I never really thought of that as having a spiritual reason (other than people having been indoctrinated and deceived), I considered it more a product of political indoctrination. Marxism (cultural Marxism), intersectionality etc. But I suppose, yes, if you want to see it in that context. But you're opening up a can of worms. Who was it exactly that was operating the Frankfurt School? And what exactly do these people actually believe? Might it have something to do with Kabbalah or Qliphoth? Probably. Interesting point.

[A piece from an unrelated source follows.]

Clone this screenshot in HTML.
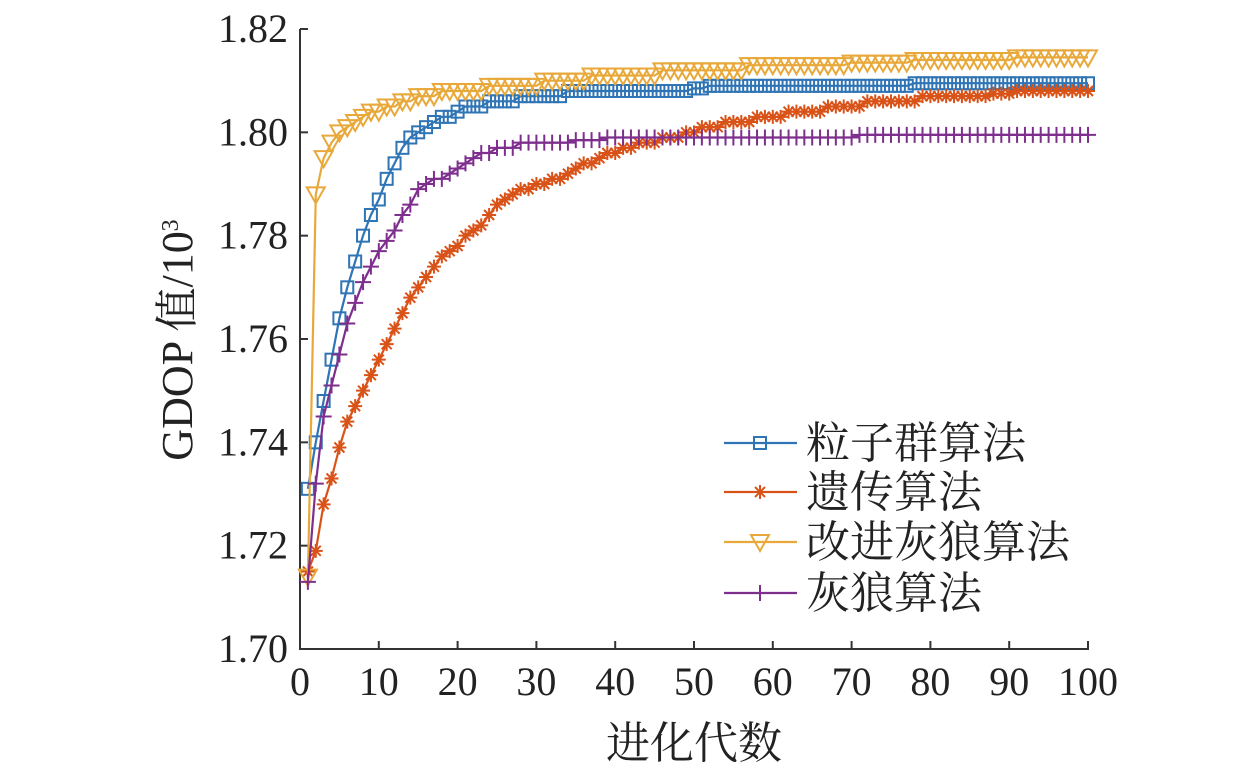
<!DOCTYPE html>
<html><head><meta charset="utf-8"><style>
html,body{margin:0;padding:0;background:#fff;}
svg text{font-family:"Liberation Serif","Noto Serif CJK SC",serif;fill:#222;}
</style></head><body>
<svg id="chart" width="1260" height="769" xmlns="http://www.w3.org/2000/svg">
<g id="axes"></g>
<g id="series"></g>
<g id="legend"></g>
</svg>
<script>
const xTicks=[0,10,20,30,40,50,60,70,80,90,100];
const yTicks=[1.70,1.72,1.74,1.76,1.78,1.80,1.82];
const yTickLabels=["1.70","1.72","1.74","1.76","1.78","1.80","1.82"];
const seriesNames=["粒子群算法","遗传算法","改进灰狼算法","灰狼算法"];
const pso=[1.731,1.740,1.748,1.756,1.764,1.770,1.775,1.780,1.784,1.787,
1.791,1.794,1.797,1.799,1.800,1.801,1.802,1.803,1.803,1.804,
1.805,1.805,1.805,1.806,1.806,1.806,1.806,1.807,1.807,1.807,
1.807,1.807,1.807,1.808,1.808,1.808,1.808,1.808,1.808,1.808,
1.808,1.808,1.808,1.808,1.808,1.808,1.808,1.808,1.808,1.8085,
1.8085,1.809,1.809,1.809,1.809,1.809,1.809,1.809,1.809,1.809,
1.809,1.809,1.809,1.809,1.809,1.809,1.809,1.809,1.809,1.809,
1.809,1.809,1.809,1.809,1.809,1.809,1.809,1.8095,1.8095,1.8095,
1.8095,1.8095,1.8095,1.8095,1.8095,1.8095,1.8095,1.8095,1.8095,1.8095,
1.8095,1.8095,1.8095,1.8095,1.8095,1.8095,1.8095,1.8095,1.8095,1.8095];
const ga=[1.715,1.719,1.728,1.733,1.739,1.744,1.747,1.750,1.753,1.756,
1.759,1.762,1.765,1.768,1.770,1.772,1.774,1.776,1.777,1.778,
1.780,1.781,1.782,1.784,1.786,1.787,1.788,1.789,1.789,1.790,
1.790,1.791,1.791,1.792,1.793,1.794,1.794,1.795,1.796,1.796,
1.797,1.797,1.798,1.798,1.798,1.799,1.799,1.799,1.800,1.800,
1.801,1.801,1.801,1.802,1.802,1.802,1.802,1.803,1.803,1.803,
1.803,1.804,1.804,1.804,1.804,1.804,1.805,1.805,1.805,1.805,
1.805,1.806,1.806,1.806,1.806,1.806,1.806,1.806,1.807,1.807,
1.807,1.807,1.807,1.807,1.807,1.807,1.807,1.8075,1.8075,1.8075,
1.808,1.808,1.808,1.808,1.808,1.808,1.808,1.808,1.808,1.808];
const igwo=[1.714,1.788,1.795,1.798,1.800,1.801,1.802,1.803,1.804,1.804,
1.805,1.805,1.806,1.806,1.807,1.807,1.807,1.808,1.808,1.808,
1.808,1.808,1.808,1.809,1.809,1.809,1.809,1.809,1.809,1.809,
1.810,1.810,1.810,1.810,1.810,1.810,1.811,1.811,1.811,1.811,
1.811,1.811,1.811,1.811,1.811,1.812,1.812,1.812,1.812,1.812,
1.812,1.812,1.812,1.812,1.812,1.812,1.813,1.813,1.813,1.813,
1.813,1.813,1.813,1.813,1.813,1.813,1.813,1.813,1.813,1.8135,
1.8135,1.8135,1.8135,1.8135,1.8135,1.8135,1.8135,1.814,1.814,1.814,
1.814,1.814,1.814,1.814,1.814,1.814,1.814,1.814,1.814,1.814,
1.8145,1.8145,1.8145,1.8145,1.8145,1.8145,1.8145,1.8145,1.8145,1.8145];
const gwo=[1.713,1.732,1.745,1.751,1.757,1.763,1.767,1.771,1.774,1.777,
1.779,1.781,1.784,1.786,1.789,1.790,1.791,1.791,1.792,1.793,
1.794,1.795,1.796,1.796,1.797,1.797,1.797,1.798,1.798,1.798,
1.798,1.798,1.798,1.798,1.7985,1.7985,1.7985,1.7985,1.799,1.799,
1.799,1.799,1.799,1.799,1.799,1.799,1.799,1.799,1.799,1.799,
1.799,1.799,1.799,1.799,1.799,1.799,1.799,1.799,1.799,1.799,
1.799,1.799,1.799,1.799,1.799,1.799,1.799,1.799,1.799,1.799,
1.7995,1.7995,1.7995,1.7995,1.7995,1.7995,1.7995,1.7995,1.7995,1.7995,
1.7995,1.7995,1.7995,1.7995,1.7995,1.7995,1.7995,1.7995,1.7995,1.7995,
1.7995,1.7995,1.7995,1.7995,1.7995,1.7995,1.7995,1.7995,1.7995,1.7995];

const NS="http://www.w3.org/2000/svg";
const X0=300,X1=1088,Y0=649,Y1=29;
function xs(v){return X0+(v-0)/(100-0)*(X1-X0);}
function ys(v){return Y0-(v-1.70)/(1.82-1.70)*(Y0-Y1);}
function mk(tag,attrs,parent){const e=document.createElementNS(NS,tag);for(const k in attrs)e.setAttribute(k,attrs[k]);parent.appendChild(e);return e;}
const axes=document.getElementById('axes'),ser=document.getElementById('series'),leg=document.getElementById('legend');

let a=mk('path',{d:`M${X0},${Y1} L${X0},${Y0} L${X1},${Y0} L${X1},${Y0-8}`,fill:'none',stroke:'#333','stroke-width':2},axes);


xTicks.forEach(t=>{
  const l=mk('line',{x1:xs(t),x2:xs(t),y1:Y0,y2:Y0-8,stroke:'#333','stroke-width':2},axes);
  
  
  const tx=mk('text',{x:xs(t),y:Y0+46,'text-anchor':'middle','font-size':40},axes);
  
  
  tx.textContent=t;
});
yTicks.forEach((t,i)=>{
  const l=mk('line',{x1:X0,x2:X0+8,y1:ys(t),y2:ys(t),stroke:'#333','stroke-width':2},axes);
  
  
  const tx=mk('text',{x:X0-12,y:ys(t)+13,'text-anchor':'end','font-size':40},axes);
  
  
  tx.textContent=yTickLabels[i];
});
let xt=mk('text',{x:694,y:758,'text-anchor':'middle','font-size':44},axes);


xt.textContent='进化代数';
let yt=mk('text',{transform:'translate(192,340) rotate(-90)','text-anchor':'middle','font-size':44},axes);


yt.innerHTML='GDOP 值/10<tspan dy="-14" font-size="24">3</tspan>';

const colors=['#2f74b5','#d95319','#e8a93a','#7e2f8e'];
const kinds=['square','star','tri','plus'];
function marker(kind,x,y,c,g){
  let e;
  if(kind==='square')e=mk('rect',{x:x-6,y:y-6,width:12,height:12,fill:'none',stroke:c,'stroke-width':2},g);
  else if(kind==='tri')e=mk('path',{d:`M${x-9},${y-7} L${x+9},${y-7} L${x},${y+9} Z`,fill:'none',stroke:c,'stroke-width':2},g);
  else if(kind==='plus')e=mk('path',{d:`M${x-8},${y} L${x+8},${y} M${x},${y-8} L${x},${y+8}`,stroke:c,'stroke-width':2},g);
  else e=mk('path',{d:`M${x-7},${y} L${x+7},${y} M${x},${y-7} L${x},${y+7} M${x-5},${y-5} L${x+5},${y+5} M${x-5},${y+5} L${x+5},${y-5}`,stroke:c,'stroke-width':2},g);
  
  
}
[pso,ga,igwo,gwo].forEach((arr,si)=>{
  const g=mk('g',{},ser);
  
  
  const d=arr.map((v,i)=>(i?'L':'M')+xs(i+1).toFixed(1)+','+ys(v).toFixed(1)).join(' ');
  const p=mk('path',{d:d,fill:'none',stroke:colors[si],'stroke-width':2.2},g);
  
  
  arr.forEach((v,i)=>marker(kinds[si],xs(i+1),ys(v),colors[si],g));
});
const legY=[443,492,542,593];
seriesNames.forEach((n,i)=>{
  const g=mk('g',{},leg);
  
  
  mk('line',{x1:724,x2:797,y1:legY[i],y2:legY[i],stroke:colors[i],'stroke-width':2.2},g);
  marker(kinds[i],760,legY[i],colors[i],g);
  const t=mk('text',{x:806,y:legY[i]+15,'font-size':44},g);
  
  
  t.textContent=n;
});
</script>
</body></html>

I see why people prefer the simpler framework of other Christian traditions where it's all very black and white and well defined as to what is what. It's easier just to put faith in Jesus and label anything against it simply as Satanic in nature. You don't have to ask awkward questions about certain groups of people and examine a bunch of different things and go down a heap of rabbit holes. You stick to a simple truth and reject everything else.
Correction, you didn't open that can of worms I did so if that gets me in trouble so be it.
Valentinianism might be a interesting place to start. The cosmology is pretty complex but also interesting if you have the mind to bother with it. Not saying that I personally subscribe to it, just that it gives you a good idea how fleshed out one of the Christian Gnostic schools can be.
What's also interesting, The Lord of the Rings lore includes a creation tale in the Silmarillion. J. R. R. Tolkien was a Catholic but he cooked up a really interesting cosmology and creation story that is part biblical retelling, but with a sort of Gnostic flare. The idea of sound or vibration and different harmonies sung by the Ainur to shape the universe of creation. That in itself isn't really a gnostic idea but it's pretty cool none the less.